▸ **EXERCISE**
Your job is to retype all of the data word for word, leaving every image out.

▸ **COLLECTED MATERIAL**
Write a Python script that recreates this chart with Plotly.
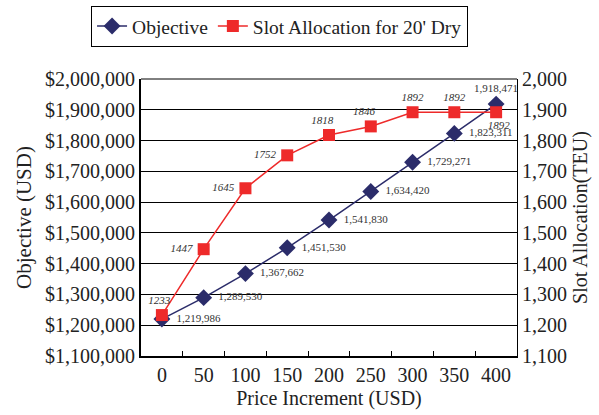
import plotly.graph_objects as go

price_increment = [0, 50, 100, 150, 200, 250, 300, 350, 400]
objective = [1219986, 1289530, 1367662, 1451530, 1541830, 1634420, 1729271, 1823311, 1918471]
slot_allocation = [1233, 1447, 1645, 1752, 1818, 1846, 1892, 1892, 1892]

obj_pos = ["middle right"] * 8 + ["top center"]
slot_pos = ["top center", "middle left", "middle left", "middle left", "top center",
            "top center", "top center", "top center", "bottom center"]
NB = "\u00a0"
slot_tmpl = [f"<i>%{{text}}</i>{NB * 2}", f"<i>%{{text}}</i>{NB}", f"<i>%{{text}}</i>{NB}",
             f"<i>%{{text}}</i>{NB}", f"<i>%{{text}}</i>{NB * 5}", f"<i>%{{text}}</i>{NB * 5}",
             "<i>%{text}</i>", "<i>%{text}</i>", f"{NB * 2}<i>%{{text}}</i>"]
obj_tmpl = [f"{NB * 2}%{{text}}"] * 8 + ["%{text}"]

FONT = "Liberation Serif"
NAVY = "#2b2c6a"
RED = "#ee2a2a"

fig = go.Figure()
fig.add_trace(go.Scatter(
    x=price_increment, y=objective, name="Objective", mode="lines+markers+text",
    line=dict(color=NAVY, width=1.5),
    marker=dict(symbol="diamond", size=13, color=NAVY),
    text=[f"{v:,}" for v in objective],
    texttemplate=obj_tmpl,
    textposition=obj_pos,
    textfont=dict(family=FONT, size=11, color="#333333"),
    cliponaxis=False,
))
fig.add_trace(go.Scatter(
    x=price_increment, y=slot_allocation, name="Slot Allocation for 20' Dry",
    mode="lines+markers+text", yaxis="y2",
    line=dict(color=RED, width=1.5),
    marker=dict(symbol="square", size=12, color=RED),
    text=[str(v) for v in slot_allocation],
    texttemplate=slot_tmpl,
    textposition=slot_pos,
    textfont=dict(family=FONT, size=11, color="#333333"),
    cliponaxis=False,
))

fig.update_layout(
    width=599, height=415,
    margin=dict(l=141, r=82, t=79, b=59),
    paper_bgcolor="white", plot_bgcolor="white",
    font=dict(family=FONT, size=20, color="#222222"),
    showlegend=True,
    legend=dict(orientation="h", xref="container", yref="container",
                x=0.152, xanchor="left", y=0.986, yanchor="top",
                bordercolor="black", borderwidth=1, font=dict(size=19.5),
                traceorder="normal"),
    xaxis=dict(range=[-25, 425], tickvals=price_increment, ticks="", automargin=False,
               showgrid=False, zeroline=False, showline=True, linecolor="black", linewidth=2,
               minor=dict(tickvals=[25, 75, 125, 175, 225, 275, 325, 375], ticks="inside",
                          ticklen=5, tickcolor="black", showgrid=False),
               title=dict(text="Price Increment (USD)", font=dict(size=20), standoff=6),
               tickfont=dict(size=20)),
    yaxis=dict(range=[1100000, 2000000], dtick=100000, tickprefix="$", tickformat=",",
               showgrid=True, gridcolor="black", gridwidth=1, zeroline=False, automargin=False,
               showline=True, linecolor="black", linewidth=2, ticks="",
               title=dict(text="Objective (USD)", font=dict(size=21), standoff=8),
               tickfont=dict(size=20)),
    yaxis2=dict(range=[1100, 2000], dtick=100, tickformat=",", overlaying="y", side="right",
                showgrid=False, zeroline=False, showline=True, linecolor="black", linewidth=1,
                ticks="", automargin=False,
                title=dict(text="Slot Allocation(TEU)", font=dict(size=20), standoff=6),
                tickfont=dict(size=20)),
    shapes=[dict(type="line", xref="paper", yref="paper", x0=0, x1=1, y0=1, y1=1,
                 line=dict(color="black", width=1))],
)

fig.write_html("out.html", config={"displayModeBar": False},
               post_script="document.body.style.margin='0';")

▸ **FULL RESPONSE**
Write a Python script that recreates this chart with Plotly.
import plotly.graph_objects as go

price_increment = [0, 50, 100, 150, 200, 250, 300, 350, 400]
objective = [1219986, 1289530, 1367662, 1451530, 1541830, 1634420, 1729271, 1823311, 1918471]
slot_allocation = [1233, 1447, 1645, 1752, 1818, 1846, 1892, 1892, 1892]

obj_pos = ["middle right"] * 8 + ["top center"]
slot_pos = ["top center", "middle left", "middle left", "middle left", "top center",
            "top center", "top center", "top center", "bottom center"]
NB = "\u00a0"
slot_tmpl = [f"<i>%{{text}}</i>{NB * 2}", f"<i>%{{text}}</i>{NB}", f"<i>%{{text}}</i>{NB}",
             f"<i>%{{text}}</i>{NB}", f"<i>%{{text}}</i>{NB * 5}", f"<i>%{{text}}</i>{NB * 5}",
             "<i>%{text}</i>", "<i>%{text}</i>", f"{NB * 2}<i>%{{text}}</i>"]
obj_tmpl = [f"{NB * 2}%{{text}}"] * 8 + ["%{text}"]

FONT = "Liberation Serif"
NAVY = "#2b2c6a"
RED = "#ee2a2a"

fig = go.Figure()
fig.add_trace(go.Scatter(
    x=price_increment, y=objective, name="Objective", mode="lines+markers+text",
    line=dict(color=NAVY, width=1.5),
    marker=dict(symbol="diamond", size=13, color=NAVY),
    text=[f"{v:,}" for v in objective],
    texttemplate=obj_tmpl,
    textposition=obj_pos,
    textfont=dict(family=FONT, size=11, color="#333333"),
    cliponaxis=False,
))
fig.add_trace(go.Scatter(
    x=price_increment, y=slot_allocation, name="Slot Allocation for 20' Dry",
    mode="lines+markers+text", yaxis="y2",
    line=dict(color=RED, width=1.5),
    marker=dict(symbol="square", size=12, color=RED),
    text=[str(v) for v in slot_allocation],
    texttemplate=slot_tmpl,
    textposition=slot_pos,
    textfont=dict(family=FONT, size=11, color="#333333"),
    cliponaxis=False,
))

fig.update_layout(
    width=599, height=415,
    margin=dict(l=141, r=82, t=79, b=59),
    paper_bgcolor="white", plot_bgcolor="white",
    font=dict(family=FONT, size=20, color="#222222"),
    showlegend=True,
    legend=dict(orientation="h", xref="container", yref="container",
                x=0.152, xanchor="left", y=0.986, yanchor="top",
                bordercolor="black", borderwidth=1, font=dict(size=19.5),
                traceorder="normal"),
    xaxis=dict(range=[-25, 425], tickvals=price_increment, ticks="", automargin=False,
               showgrid=False, zeroline=False, showline=True, linecolor="black", linewidth=2,
               minor=dict(tickvals=[25, 75, 125, 175, 225, 275, 325, 375], ticks="inside",
                          ticklen=5, tickcolor="black", showgrid=False),
               title=dict(text="Price Increment (USD)", font=dict(size=20), standoff=6),
               tickfont=dict(size=20)),
    yaxis=dict(range=[1100000, 2000000], dtick=100000, tickprefix="$", tickformat=",",
               showgrid=True, gridcolor="black", gridwidth=1, zeroline=False, automargin=False,
               showline=True, linecolor="black", linewidth=2, ticks="",
               title=dict(text="Objective (USD)", font=dict(size=21), standoff=8),
               tickfont=dict(size=20)),
    yaxis2=dict(range=[1100, 2000], dtick=100, tickformat=",", overlaying="y", side="right",
                showgrid=False, zeroline=False, showline=True, linecolor="black", linewidth=1,
                ticks="", automargin=False,
                title=dict(text="Slot Allocation(TEU)", font=dict(size=20), standoff=6),
                tickfont=dict(size=20)),
    shapes=[dict(type="line", xref="paper", yref="paper", x0=0, x1=1, y0=1, y1=1,
                 line=dict(color="black", width=1))],
)

fig.write_html("out.html", config={"displayModeBar": False},
               post_script="document.body.style.margin='0';")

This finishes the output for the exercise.